ZÜMER SÛRESİ

﴿ اَفَمَنْ شَرَحَ اللّٰهُ صَدْرَهُ لِلْاِسْلَامِ فَهُوَ عَلٰى نُورٍ مِنْ رَبِّه۪ۜ فَوَيْلٌ لِلْقَاسِيَةِ قُلُوبُهُمْ مِنْ ذِكْرِ اللّٰهِۜ اُو۬لٰٓئِكَ ف۪ي ضَلَالٍ مُب۪ينٍ ﴿٢٢﴾

22. Kalbi Allah tarafından İslâm’a açılan ve Rabbinden bir nûr üzere olan kimse, katı kalp ile vasıflanmış kimse gibi midir? Veyl, zikrullaha karşı kalpleri katılaşmış olanlaradır. İşte bunlar, apaçık dalâlettedirler.

İzah: Âyet-i Kerîme’de: ″Veyl, zikrullaha karşı kalpleri katılaşmış olanlaradır″ diye buyrulmaktadır. Veyl Cehennemi, Allah’ın zikrine karşı kalpleri katı olanlara ve Allah’ın indirdiği Kur’ân’dan yüz çevirenleredir, demektir.

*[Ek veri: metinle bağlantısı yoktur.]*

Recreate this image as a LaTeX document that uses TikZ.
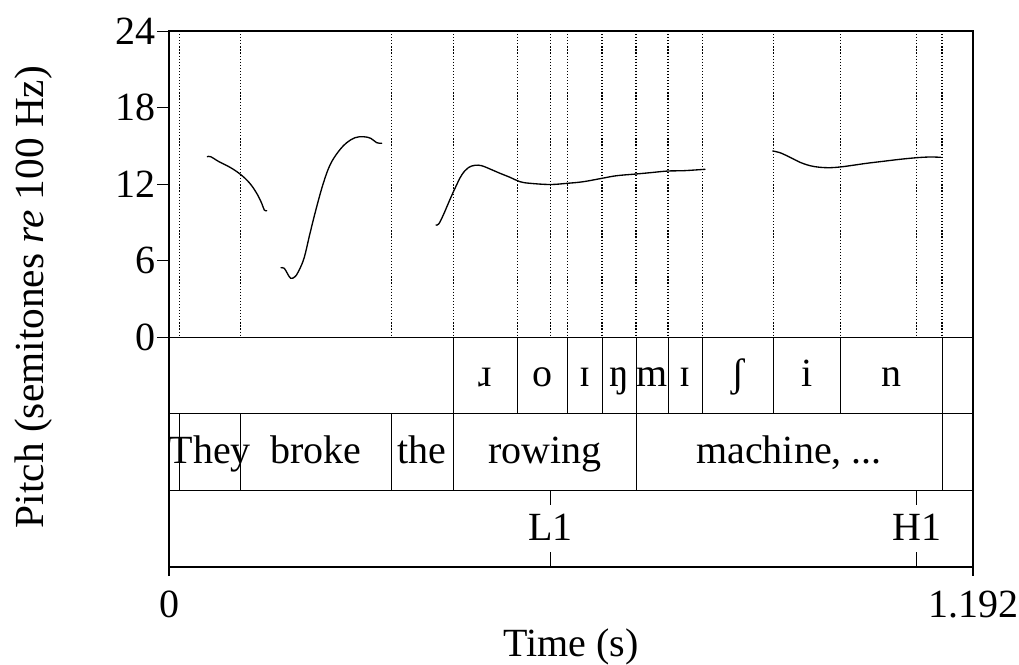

Yine Âyet-i Kerîme’de geçen ″Veyl″ de Cehennemdeki bir vâdinin adıdır. Bu hususta Peygamberimiz Sallallâhu aleyhi ve sellem şöyle buyurmuştur:

الْوَيْلُ وَادٍ فِي جَهَنَّمَ يَهْوِي فِيهِ الْكَافِرُ أَرْبَعِينَ خَرِيفًا قَبْلَ أَنْ يَبْلُغَ قَعْرَهُ (حم ت عن أبى سعيد)

″Veyl, Cehennemde bir vâdidir ki kâfirler, üzerinden bırakıldığı vakit, kırk yılda dibine inemez.″[1]

﴿ اَللّٰهُ نَزَّلَ اَحْسَنَ الْحَد۪يثِ كِتَابًا مُتَشَابِهًا مَثَانِيَۗ تَقْشَعِرُّ مِنْهُ جُلُودُ الَّذ۪ينَ يَخْشَوْنَ رَبَّهُمْۚ ثُمَّ تَل۪ينُ جُلُودُهُمْ وَقُلُوبُهُمْ اِلٰى ذِكْرِ اللّٰهِۜ ذٰلِكَ هُدَى اللّٰهِ يَهْد۪ي بِه۪ مَنْ يَشَٓاءُۜ وَمَنْ يُضْلِلِ اللّٰهُ فَمَا لَهُ مِنْ هَادٍ ﴿٢٣﴾

23. Allah’u Teâlâ, kelâmın en güzelini, âyetleri birbirine benzer ve ikişer ikişer olarak bir kitap hâlinde indirdi. Rablerinden korkanların derileri ondan ürperir, sonra derileri ve kalpleri Allah’ın zikrine yumuşar. Bu, Allah’ın hidayetidir ki, onunla dilediğini hidâyete kavuşturur. Allah’u Teâlâ’nın dalâlette bıraktığına da kimse hidâyet edemez.

﴿ وَاِذَا ذُكِرَ اللّٰهُ وَحْدَهُ اشْمَاَزَّتْ قُلُوبُ الَّذ۪ينَ لَا يُؤْمِنُونَ بِالْاٰخِرَةِۚ وَاِذَا ذُكِرَ الَّذ۪ينَ مِنْ دُونِه۪ٓ اِذَا هُمْ يَسْتَبْشِرُونَ ﴿٤٥﴾

45. Allah’u Teâlâ bir olarak zikredildiği zaman, âhirete îman etmeyenlerin kalpleri sıkılır. Allah‘tan başkasının zikri olunca da ferahlanıp sevinir.


[1] Sünen-i Tirmizî, Tefsir’ul-Kur’ân 21; Ahmed b. Hanbel, Müsned, Hadis No: 11287; Rudânî, Cem’ul-Fevâid, Hadis No: 10063.